Бабушка Нина научила меня делать из сметаны сливочное масло, печь пирожки с картошкой, вязать крючком – лебедей и салфетки, а спицами – носки и варежки, правильно застилать постель, чтобы подушка была пышная, и многому еще всякому. Она любила, когда я читала ей вслух, и, наверное, баловала – угощала какими-то немножко засушенными, но все равно вкусными шоколадными конфетами, которые доставала из огромного лакированного шкафа (из его чрева всегда непередаваемо пахло сладостями и свежестью).
Когда я пошла в первый класс, бабушка Нина нарвала мне гигантский букет ярко-оранжевых бархатцев из своего садика.
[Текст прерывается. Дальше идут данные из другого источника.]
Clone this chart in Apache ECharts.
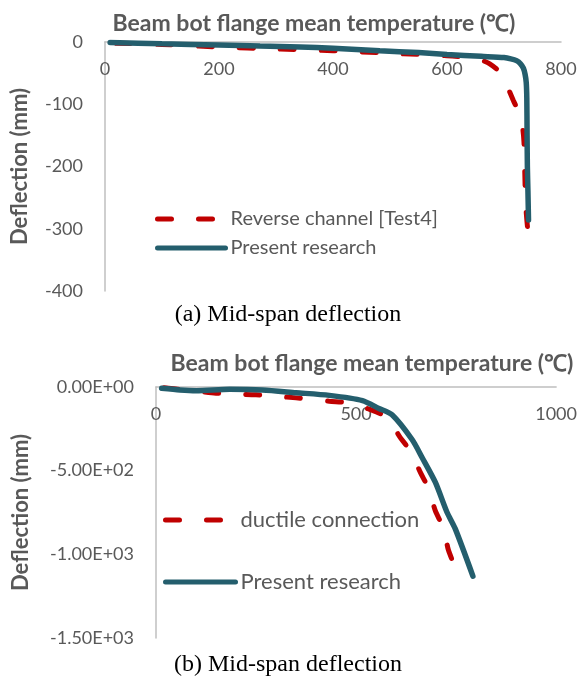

Эти цветы я помню до сих пор. А еще помню, как мы вместе с бабушкой смотрели по старому черно-белому телевизору передачу о ликвидации аварии на Чернобыльской АЭС, и она плакала все время. Потом она рассказала мне, что после того многие умерли, что есть хорошие люди, которые тушили пожар. Именно в таких словах я думаю о Чернобыле до сих пор. И не только о нем.
Хочется написать, что с бабушкой Ниной я провела очень-очень много лет, – но нет. У меня родился младший брат, и мне пришлось стать ему нянюшкой. К бабушке мы нечасто ходили с ним вместе – чаще она приходила к нам, но это было уже не то. И из времени «бабушка Нина – я – брат» помнится только то, как она его успокаивала: давала молоко и тихонько так, по-бабушкински, что-то пела.
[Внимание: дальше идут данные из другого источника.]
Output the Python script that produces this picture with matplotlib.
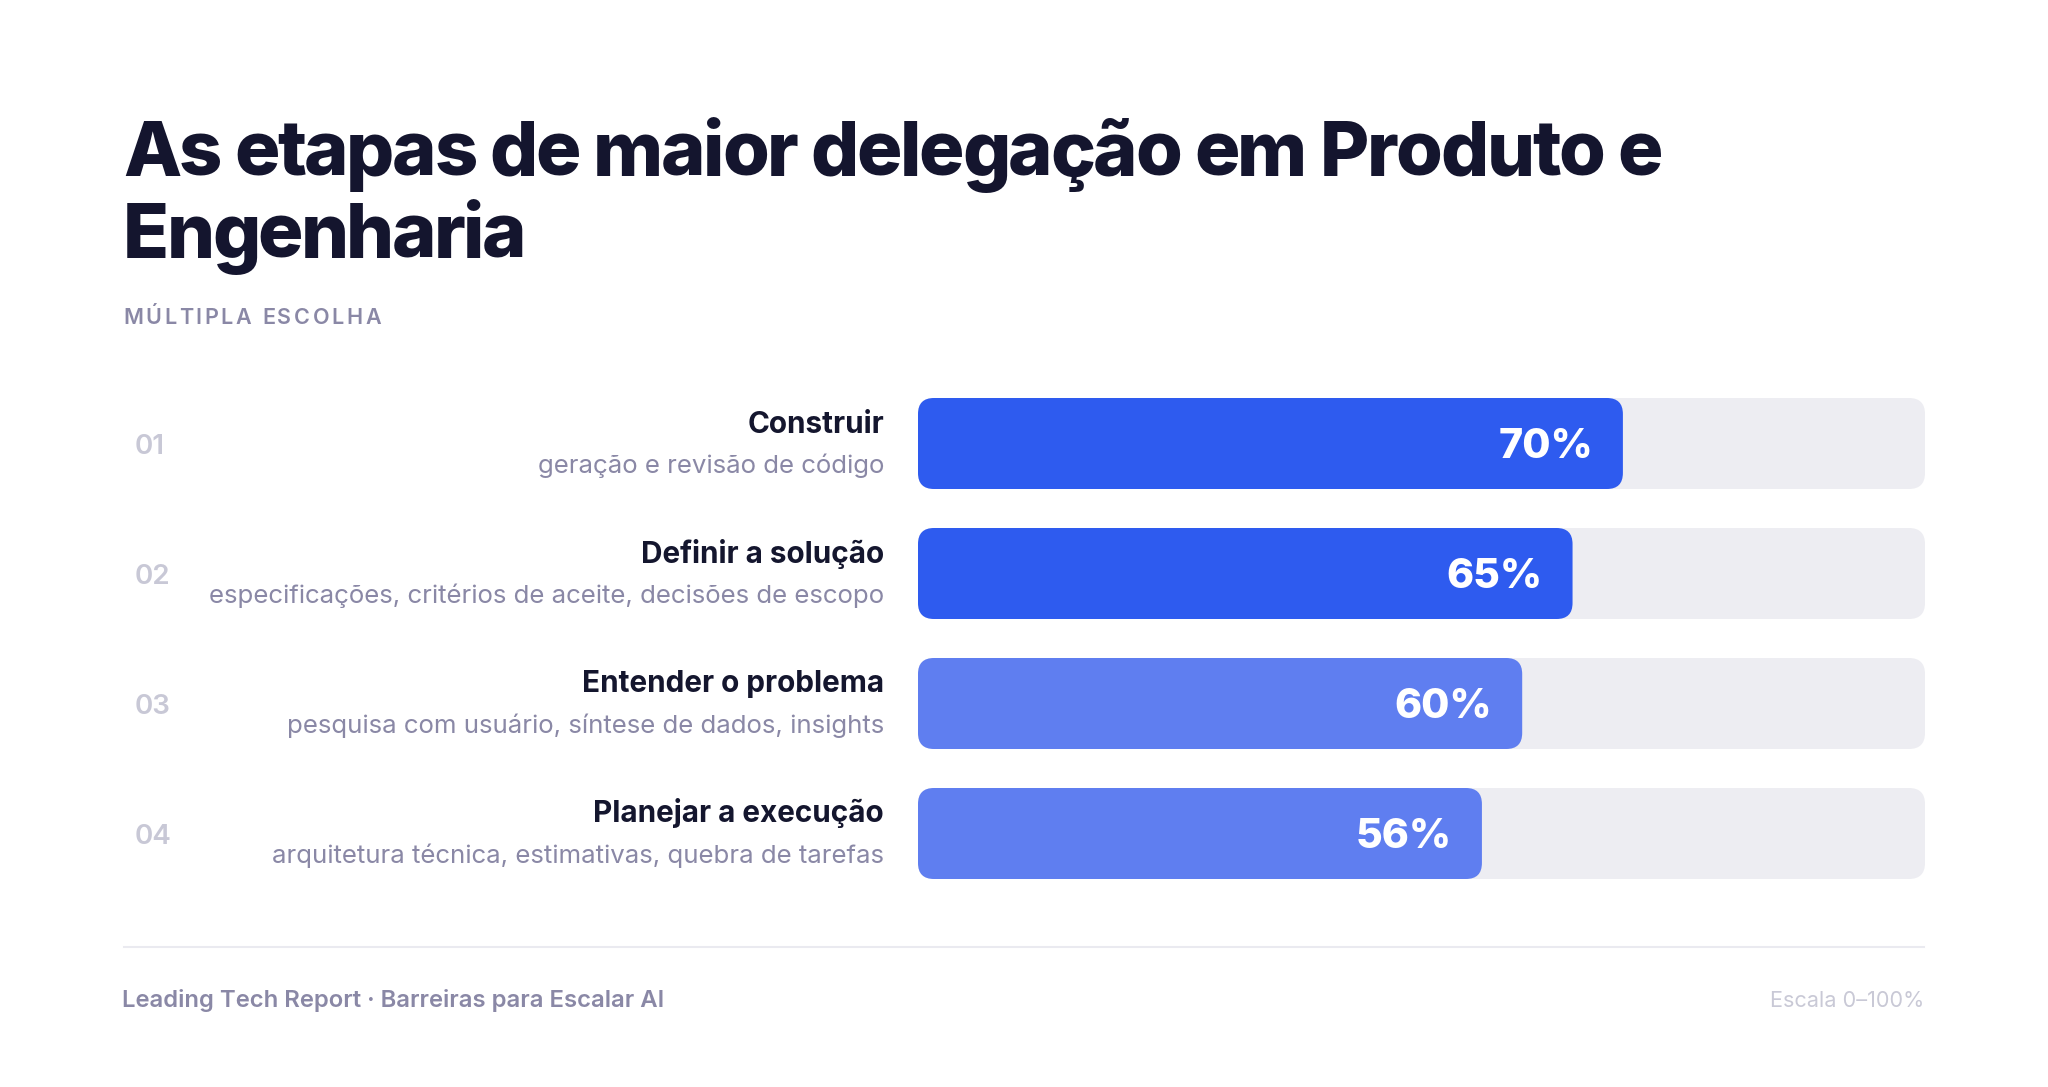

Через какое-то время наша семья переехала на другой конец деревни, и я совсем перестала видеться с бабушкой Ниной: школа, младший брат, домашние обязанности, тяготы взросления, – все это отдалило детские воспоминания о ней, почти закрыло их. Да и в самом деле – ну не родная же она мне бабушка. Иногда мы встречались с ней на улице, возле магазина, она радовалась и звала в гости, но с каждым разом я все больше понимала, что не приду, хотя торопливо обещала, что, мол, да-да, вот-вот…
Потом я выросла, уехала в город и вспоминала о бабушке Нине хорошо, если раз в год, приезжая домой к родителям. Мама все время говорила мне: «Жива тетя Нина, стареет». «Надо бы ее навестить», – дежурно думала я и забывала о ней до следующего «раза».
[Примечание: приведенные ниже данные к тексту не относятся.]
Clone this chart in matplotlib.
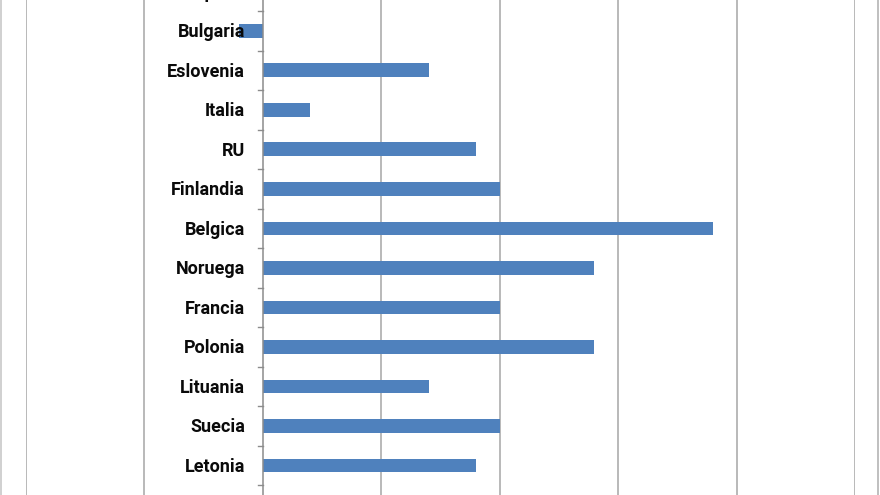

Но вот недавно, гостя у мамы с папой, решила сходить в новопостроенный деревенский храм. Пошли вместе с мамой. В огромном белокаменном помещении почти никого не было – только свечница что-то пересчитывала у себя в уголке да какие-то молодые родители с младенцем в руках тихонько ждали, когда придет батюшка. А на одной из лавок, показалось, дремлет старушка, опуская голову все ниже. «Это тетя Нина, ты не узнаешь?», – в какой-то момент прошептала мне мама, указывая на нее. Нет, не узнала. От кругленькой бабушки Нины остался какой-то ветхий кулечек с палочкой.
Я подошла, чуть тронула ее за плечо. Бабушка подняла голову и – не узнала меня. Но через несколько мгновений глаза ее наполнились светом и пониманием – узнала!.. Мы долго сидели потом рядом, почти не разговаривая. Не знаю, о чем она думала тогда, но я вспоминала и детство, проведенное рядом с ней, и свои умения печь пирожки, и вязать носки с лебедями, и взбивать подушки… Невидимая нить тепла, которое просто так дарила мне бабушка Нина, стала, наконец, осязаемой и прочной.